Sunday, May 28, 2023

MAGNIFICENT REBEL: Nancy Cunard in Jazz Age Paris


MAGNIFICENT REBEL: Nancy Cunard in Jazz Age Paris
ANNE DE COURCY

St. Martin's Press
$14.99 ebook editions, $29.99 hardcover, available now

Rating: 4* of five

The Publisher Says: Anne de Courcy, the author of Husband Hunters and Chanel's Riviera, examines the controversial life of legendary beauty, writer and rich girl Nancy Cunard during her thirteen years in Jazz-Age Paris.

Paris in the 1920s was bursting with talent in the worlds of art, design and literature. The city was at the forefront of everything new and exciting; there was no censorship; life and love were there for the taking. At its center was the gorgeous, seductive English socialite Nancy Cunard, scion of the famous shipping line. Her lovers were legion, but this book focuses on five of the most significant and a lifelong friendship.

Her affairs with acclaimed writers Ezra Pound, Aldous Huxley, Michael Arlen and Louis Aragon were passionate and tempestuous, as was her romance with black jazz pianist Henry Crowder. Her friendship with the famous Irish novelist George Moore, her mother’s lover and a man falsely rumored to be Nancy’s father, was the longest-lasting of her life. Cunard’s early years were ones of great wealth but also emotional deprivation. Her mother Lady Cunard, the American heiress Maud Alice Burke (who later changed her name to Emerald) became a reigning London hostess; Nancy, from an early age, was given to promiscuity and heavy drinking and preferred a life in the arts to one in the social sphere into which she had been born. Highly intelligent, a gifted poet and widely read, she founded a small press that published Samuel Beckett among others. A muse to many, she was also a courageous crusader against racism and fascism. She left Paris in 1933, at the end of its most glittering years and remained unafraid to live life on the edge until her death in 1965.

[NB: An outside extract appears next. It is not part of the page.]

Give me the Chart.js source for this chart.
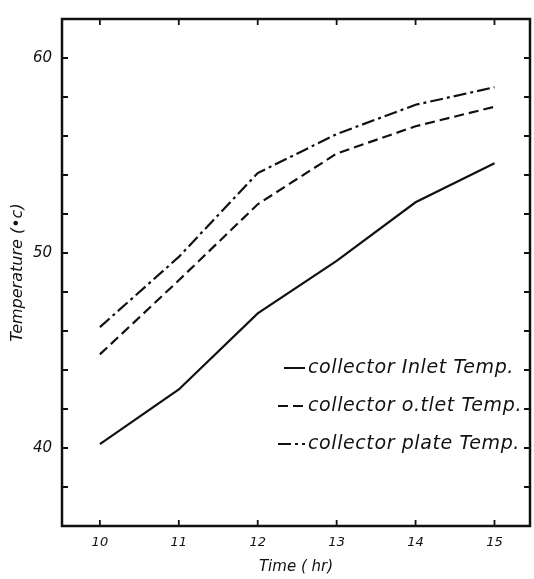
<!DOCTYPE html>
<html>
<head>
<meta charset="utf-8">
<script src="https://cdn.jsdelivr.net/npm/chart.js@4/dist/chart.umd.min.js"></script>
<style>
  html, body { margin: 0; padding: 0; background: #fff; }
  #wrap { width: 534px; height: 579px; }
</style>
</head>
<body>
<div id="wrap"><canvas id="chart" width="534" height="579"></canvas></div>
<script>
// values (temperature in °C vs time in hours)
const hours = [10, 11, 12, 13, 14, 15];
const inletTemp = [40.2, 43.0, 46.9, 49.6, 52.6, 54.6];
const outletTemp = [44.8, 48.6, 52.5, 55.1, 56.5, 57.5];
const plateTemp = [46.2, 49.8, 54.1, 56.1, 57.6, 58.5];

const yTicks = [36, 38, 40, 42, 44, 46, 48, 50, 52, 54, 56, 58, 60, 62];
const yLabelled = [40, 50, 60];

const seriesNames = ['collector Inlet Temp.', 'collector o.tlet Temp.', 'collector plate Temp.'];
const dashes = [[], [10, 5], [13, 4, 3, 4]];

const pts = arr => hours.map((h, i) => ({ x: h, y: arr[i] }));

// frame with inward ticks on all four sides, plus the hand-placed legend
const framePlugin = {
    id: 'frame',
    afterDraw(chart) {
        const { ctx, chartArea: a, scales } = chart;
        ctx.save();
        ctx.strokeStyle = '#111';
        ctx.lineWidth = 2.5;
        ctx.strokeRect(a.left, a.top, a.right - a.left, a.bottom - a.top);
        ctx.lineWidth = 1.8;
        ctx.beginPath();
        hours.forEach(h => {
            const px = scales.x.getPixelForValue(h);
            ctx.moveTo(px, a.bottom); ctx.lineTo(px, a.bottom - 6);
            ctx.moveTo(px, a.top); ctx.lineTo(px, a.top + 6);
        });
        yTicks.forEach(v => {
            const py = scales.y.getPixelForValue(v);
            ctx.moveTo(a.left, py); ctx.lineTo(a.left + 6, py);
            ctx.moveTo(a.right, py); ctx.lineTo(a.right - 6, py);
        });
        ctx.stroke();

        // legend
        const legX = 284, legEnd = 305, textX = 308;
        const legY = [368, 406, 444];
        ctx.font = 'italic 19px "DejaVu Sans"';
        ctx.letterSpacing = '0.6px';
        ctx.fillStyle = '#111';
        ctx.textBaseline = 'middle';
        seriesNames.forEach((name, i) => {
            ctx.lineWidth = 2;
            ctx.setLineDash(dashes[i]);
            ctx.beginPath();
            ctx.moveTo(legX - (i ? 6 : 0), legY[i]);
            ctx.lineTo(legEnd, legY[i]);
            ctx.stroke();
            ctx.setLineDash([]);
            ctx.fillText(name, textX, legY[i]);
        });
        ctx.restore();
    }
};

new Chart(document.getElementById('chart'), {
    type: 'line',
    data: {
        datasets: [
            { label: seriesNames[0], data: pts(inletTemp), borderDash: dashes[0] },
            { label: seriesNames[1], data: pts(outletTemp), borderDash: dashes[1] },
            { label: seriesNames[2], data: pts(plateTemp), borderDash: dashes[2] }
        ]
    },
    options: {
        responsive: false,
        animation: false,
        layout: { padding: { top: 12, right: 4, left: 0, bottom: 0 } },
        elements: {
            line: { borderColor: '#111', borderWidth: 2.2, tension: 0 },
            point: { radius: 0 }
        },
        plugins: {
            legend: { display: false },
            tooltip: { enabled: false }
        },
        scales: {
            x: {
                type: 'linear',
                min: 9.52,
                max: 15.45,
                afterBuildTicks: s => { s.ticks = hours.map(v => ({ value: v })); },
                afterFit: s => { s.height = 53; },
                grid: { display: false, drawTicks: false },
                border: { display: false },
                ticks: {
                    padding: 9,
                    color: '#111',
                    font: { family: 'DejaVu Sans', size: 13, style: 'italic' },
                    maxRotation: 0
                },
                title: {
                    display: true,
                    text: 'Time ( hr)',
                    color: '#111',
                    font: { family: 'DejaVu Sans', size: 15, style: 'italic' },
                    padding: { top: 0, bottom: 3 }
                }
            },
            y: {
                min: 36,
                max: 62,
                afterBuildTicks: s => { s.ticks = yTicks.map(v => ({ value: v })); },
                afterFit: s => { s.width = 62; },
                grid: { display: false, drawTicks: false },
                border: { display: false },
                ticks: {
                    padding: 10,
                    color: '#111',
                    font: { family: 'DejaVu Sans', size: 15, style: 'italic' },
                    callback: v => yLabelled.includes(v) ? String(v) : ''
                },
                title: {
                    display: true,
                    text: 'Temperature (•c)',
                    color: '#111',
                    font: { family: 'DejaVu Sans', size: 16, style: 'italic' },
                    padding: { top: 8, bottom: 0 }
                }
            }
        }
    },
    plugins: [framePlugin]
});
</script>
</body>
</html>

Magnificent Rebel is a nuanced portrait of a complex woman, set against the backdrop of the City of Light during one of its most important and fascinating decades.

I RECEIVED A DRC FROM THE PUBLISHER VIA NETGALLEY. THANK YOU.

My Review
: How the hell do I rate and review this book? Author de Courcy writes very well, has clearly done research I have no reason to suspect contains careless errors (ie, I as a non-expert possess no knowledge that contradicts anything contained in here), and clearly understands the role of conflict and drama in non-fiction...yet I hated every minute of the read.

Let me explain.

Nancy Cunard knew everyone, went everywhere, did everything adventurous and fun one can dream up to do when there is a giant pot of cash under one's checkbook. She was also a narcissist, and probably a sociopath. She had no moral compass I could discern from any anecdote herein. She was "mad, bad, and dangerous to know," because she could and did turn on people who had given her no cause to dislike them.

And men flocked to her orbit! They wanted sex, of course, but quite a lot of them fell for her! All the mor amazing because of her one reasonably good quality, by modern standards: she never bothered herself to dissemble. As the great majority of people prefer to be told pretty little lies by their lovers, I'd say this shows that the men who fell for her really, truly fell, to accept her honest and usually very scathing opinion of them and keep coming back. Her "honesty" (which, as presented herein, is really just brutal unnecessary unkindness) comes in for a helping of praise I don't feel is warranted. She did many laudable things in pursuit of social justice, which no one should try to minimize. Her addiction issues and mental illness, which the author is careful to make unmistakable for the reader, is obvious in hindsight from the present century's ludicrously low "heights" of enlightenment, do not excuse the abusive and manipulative behaviors she displayed. To Author de Courcy's credit, she makes no excuses for the troubling behviors but goes out of her way to explain how the Cunards were less a family than threesome of selfish, oblivious rich people. How else could Nancy have turned out?

So I liked the book. But I loathed the subject. I am not glad I know more about her than my previous awareness of her name and sterling literary taste and activities. I feel...soiled...by the knowledge that this awful person is a feminist icon to some because she was as free as the male abusers and rotters of her day. Yuck! "But they were worse!" hardly seems like a justification for someone to behave badly.

I've settled on four stars, all for the felicity of Author de Courcy's discourse, and none for this awful, abusive human being.